» The request: Write out all the lines again, precisely as they stand, but without the images.
··· Available data
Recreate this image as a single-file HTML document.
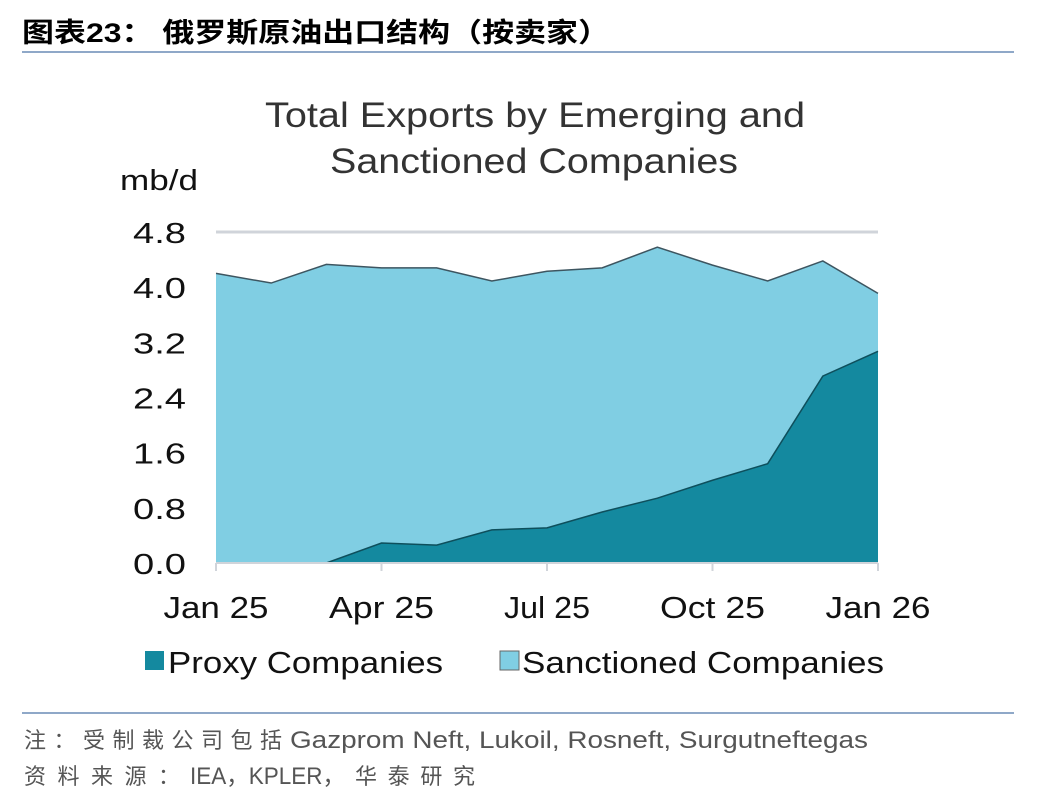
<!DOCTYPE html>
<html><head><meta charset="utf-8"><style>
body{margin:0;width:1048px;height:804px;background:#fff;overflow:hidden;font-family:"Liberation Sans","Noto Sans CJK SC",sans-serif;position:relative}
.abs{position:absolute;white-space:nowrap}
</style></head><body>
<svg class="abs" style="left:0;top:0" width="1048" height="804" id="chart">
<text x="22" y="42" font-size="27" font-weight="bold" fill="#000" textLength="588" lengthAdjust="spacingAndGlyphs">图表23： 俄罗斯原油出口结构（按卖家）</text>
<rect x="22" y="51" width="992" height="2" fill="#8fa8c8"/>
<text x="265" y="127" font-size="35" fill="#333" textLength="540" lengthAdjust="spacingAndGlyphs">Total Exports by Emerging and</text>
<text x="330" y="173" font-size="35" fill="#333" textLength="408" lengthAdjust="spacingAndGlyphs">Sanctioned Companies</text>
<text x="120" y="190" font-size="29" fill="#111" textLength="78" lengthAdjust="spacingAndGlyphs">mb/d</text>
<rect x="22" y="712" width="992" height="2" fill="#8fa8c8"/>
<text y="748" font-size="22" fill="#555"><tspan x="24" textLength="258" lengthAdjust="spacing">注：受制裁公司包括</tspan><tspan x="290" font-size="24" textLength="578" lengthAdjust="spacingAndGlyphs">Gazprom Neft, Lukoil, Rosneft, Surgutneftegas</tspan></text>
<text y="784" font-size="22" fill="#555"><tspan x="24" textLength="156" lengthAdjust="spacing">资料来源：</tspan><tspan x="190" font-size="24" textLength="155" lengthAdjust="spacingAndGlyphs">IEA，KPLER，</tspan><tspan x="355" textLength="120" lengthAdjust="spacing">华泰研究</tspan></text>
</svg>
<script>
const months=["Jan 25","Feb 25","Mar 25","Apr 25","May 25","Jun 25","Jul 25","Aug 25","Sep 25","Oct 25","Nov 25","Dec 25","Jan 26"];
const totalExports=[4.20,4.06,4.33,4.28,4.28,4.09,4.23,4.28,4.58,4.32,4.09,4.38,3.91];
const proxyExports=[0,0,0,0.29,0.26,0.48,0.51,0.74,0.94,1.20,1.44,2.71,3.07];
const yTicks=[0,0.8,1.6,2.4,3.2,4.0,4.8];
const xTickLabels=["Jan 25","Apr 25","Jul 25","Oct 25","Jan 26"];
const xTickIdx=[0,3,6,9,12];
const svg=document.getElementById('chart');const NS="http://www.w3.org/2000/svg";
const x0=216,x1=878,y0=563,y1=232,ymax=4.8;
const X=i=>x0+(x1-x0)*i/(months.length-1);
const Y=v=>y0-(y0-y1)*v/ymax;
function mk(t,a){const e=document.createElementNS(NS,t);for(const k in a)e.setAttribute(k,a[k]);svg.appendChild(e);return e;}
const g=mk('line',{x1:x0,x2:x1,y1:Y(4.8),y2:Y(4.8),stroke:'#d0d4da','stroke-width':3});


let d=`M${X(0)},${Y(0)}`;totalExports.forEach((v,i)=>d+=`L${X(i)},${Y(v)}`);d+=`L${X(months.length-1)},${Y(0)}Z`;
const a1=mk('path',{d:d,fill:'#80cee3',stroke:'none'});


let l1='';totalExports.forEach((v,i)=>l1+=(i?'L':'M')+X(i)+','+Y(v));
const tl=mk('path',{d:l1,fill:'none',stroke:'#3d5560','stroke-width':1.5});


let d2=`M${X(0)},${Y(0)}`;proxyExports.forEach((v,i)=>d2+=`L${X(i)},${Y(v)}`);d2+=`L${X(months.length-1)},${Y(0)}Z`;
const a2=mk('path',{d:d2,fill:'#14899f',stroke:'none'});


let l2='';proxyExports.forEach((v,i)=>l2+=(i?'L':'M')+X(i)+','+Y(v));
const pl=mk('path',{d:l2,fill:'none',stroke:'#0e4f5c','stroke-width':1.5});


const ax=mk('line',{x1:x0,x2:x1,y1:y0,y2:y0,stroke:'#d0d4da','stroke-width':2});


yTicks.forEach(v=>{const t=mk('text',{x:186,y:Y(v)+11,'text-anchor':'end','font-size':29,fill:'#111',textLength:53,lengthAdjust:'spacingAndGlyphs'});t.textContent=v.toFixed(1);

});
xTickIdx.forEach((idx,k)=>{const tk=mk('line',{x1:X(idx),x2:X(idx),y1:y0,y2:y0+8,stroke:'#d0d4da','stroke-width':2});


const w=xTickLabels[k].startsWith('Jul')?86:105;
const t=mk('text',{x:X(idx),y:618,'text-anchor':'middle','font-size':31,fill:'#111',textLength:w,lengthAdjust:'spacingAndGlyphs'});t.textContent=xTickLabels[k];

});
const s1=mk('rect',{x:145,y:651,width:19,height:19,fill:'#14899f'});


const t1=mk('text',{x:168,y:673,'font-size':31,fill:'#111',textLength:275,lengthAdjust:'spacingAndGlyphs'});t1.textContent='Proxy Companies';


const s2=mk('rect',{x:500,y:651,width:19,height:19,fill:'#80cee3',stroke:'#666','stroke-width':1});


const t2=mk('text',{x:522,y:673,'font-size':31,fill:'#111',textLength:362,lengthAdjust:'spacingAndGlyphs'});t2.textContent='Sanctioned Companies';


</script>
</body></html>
······
» Solution to this task:
Recreate this image as a single-file HTML document.
<!DOCTYPE html>
<html><head><meta charset="utf-8"><style>
body{margin:0;width:1048px;height:804px;background:#fff;overflow:hidden;font-family:"Liberation Sans","Noto Sans CJK SC",sans-serif;position:relative}
.abs{position:absolute;white-space:nowrap}
</style></head><body>
<svg class="abs" style="left:0;top:0" width="1048" height="804" id="chart">
<text x="22" y="42" font-size="27" font-weight="bold" fill="#000" textLength="588" lengthAdjust="spacingAndGlyphs">图表23： 俄罗斯原油出口结构（按卖家）</text>
<rect x="22" y="51" width="992" height="2" fill="#8fa8c8"/>
<text x="265" y="127" font-size="35" fill="#333" textLength="540" lengthAdjust="spacingAndGlyphs">Total Exports by Emerging and</text>
<text x="330" y="173" font-size="35" fill="#333" textLength="408" lengthAdjust="spacingAndGlyphs">Sanctioned Companies</text>
<text x="120" y="190" font-size="29" fill="#111" textLength="78" lengthAdjust="spacingAndGlyphs">mb/d</text>
<rect x="22" y="712" width="992" height="2" fill="#8fa8c8"/>
<text y="748" font-size="22" fill="#555"><tspan x="24" textLength="258" lengthAdjust="spacing">注：受制裁公司包括</tspan><tspan x="290" font-size="24" textLength="578" lengthAdjust="spacingAndGlyphs">Gazprom Neft, Lukoil, Rosneft, Surgutneftegas</tspan></text>
<text y="784" font-size="22" fill="#555"><tspan x="24" textLength="156" lengthAdjust="spacing">资料来源：</tspan><tspan x="190" font-size="24" textLength="155" lengthAdjust="spacingAndGlyphs">IEA，KPLER，</tspan><tspan x="355" textLength="120" lengthAdjust="spacing">华泰研究</tspan></text>
</svg>
<script>
const months=["Jan 25","Feb 25","Mar 25","Apr 25","May 25","Jun 25","Jul 25","Aug 25","Sep 25","Oct 25","Nov 25","Dec 25","Jan 26"];
const totalExports=[4.20,4.06,4.33,4.28,4.28,4.09,4.23,4.28,4.58,4.32,4.09,4.38,3.91];
const proxyExports=[0,0,0,0.29,0.26,0.48,0.51,0.74,0.94,1.20,1.44,2.71,3.07];
const yTicks=[0,0.8,1.6,2.4,3.2,4.0,4.8];
const xTickLabels=["Jan 25","Apr 25","Jul 25","Oct 25","Jan 26"];
const xTickIdx=[0,3,6,9,12];
const svg=document.getElementById('chart');const NS="http://www.w3.org/2000/svg";
const x0=216,x1=878,y0=563,y1=232,ymax=4.8;
const X=i=>x0+(x1-x0)*i/(months.length-1);
const Y=v=>y0-(y0-y1)*v/ymax;
function mk(t,a){const e=document.createElementNS(NS,t);for(const k in a)e.setAttribute(k,a[k]);svg.appendChild(e);return e;}
const g=mk('line',{x1:x0,x2:x1,y1:Y(4.8),y2:Y(4.8),stroke:'#d0d4da','stroke-width':3});


let d=`M${X(0)},${Y(0)}`;totalExports.forEach((v,i)=>d+=`L${X(i)},${Y(v)}`);d+=`L${X(months.length-1)},${Y(0)}Z`;
const a1=mk('path',{d:d,fill:'#80cee3',stroke:'none'});


let l1='';totalExports.forEach((v,i)=>l1+=(i?'L':'M')+X(i)+','+Y(v));
const tl=mk('path',{d:l1,fill:'none',stroke:'#3d5560','stroke-width':1.5});


let d2=`M${X(0)},${Y(0)}`;proxyExports.forEach((v,i)=>d2+=`L${X(i)},${Y(v)}`);d2+=`L${X(months.length-1)},${Y(0)}Z`;
const a2=mk('path',{d:d2,fill:'#14899f',stroke:'none'});


let l2='';proxyExports.forEach((v,i)=>l2+=(i?'L':'M')+X(i)+','+Y(v));
const pl=mk('path',{d:l2,fill:'none',stroke:'#0e4f5c','stroke-width':1.5});


const ax=mk('line',{x1:x0,x2:x1,y1:y0,y2:y0,stroke:'#d0d4da','stroke-width':2});


yTicks.forEach(v=>{const t=mk('text',{x:186,y:Y(v)+11,'text-anchor':'end','font-size':29,fill:'#111',textLength:53,lengthAdjust:'spacingAndGlyphs'});t.textContent=v.toFixed(1);

});
xTickIdx.forEach((idx,k)=>{const tk=mk('line',{x1:X(idx),x2:X(idx),y1:y0,y2:y0+8,stroke:'#d0d4da','stroke-width':2});


const w=xTickLabels[k].startsWith('Jul')?86:105;
const t=mk('text',{x:X(idx),y:618,'text-anchor':'middle','font-size':31,fill:'#111',textLength:w,lengthAdjust:'spacingAndGlyphs'});t.textContent=xTickLabels[k];

});
const s1=mk('rect',{x:145,y:651,width:19,height:19,fill:'#14899f'});


const t1=mk('text',{x:168,y:673,'font-size':31,fill:'#111',textLength:275,lengthAdjust:'spacingAndGlyphs'});t1.textContent='Proxy Companies';


const s2=mk('rect',{x:500,y:651,width:19,height:19,fill:'#80cee3',stroke:'#666','stroke-width':1});


const t2=mk('text',{x:522,y:673,'font-size':31,fill:'#111',textLength:362,lengthAdjust:'spacingAndGlyphs'});t2.textContent='Sanctioned Companies';


</script>
</body></html>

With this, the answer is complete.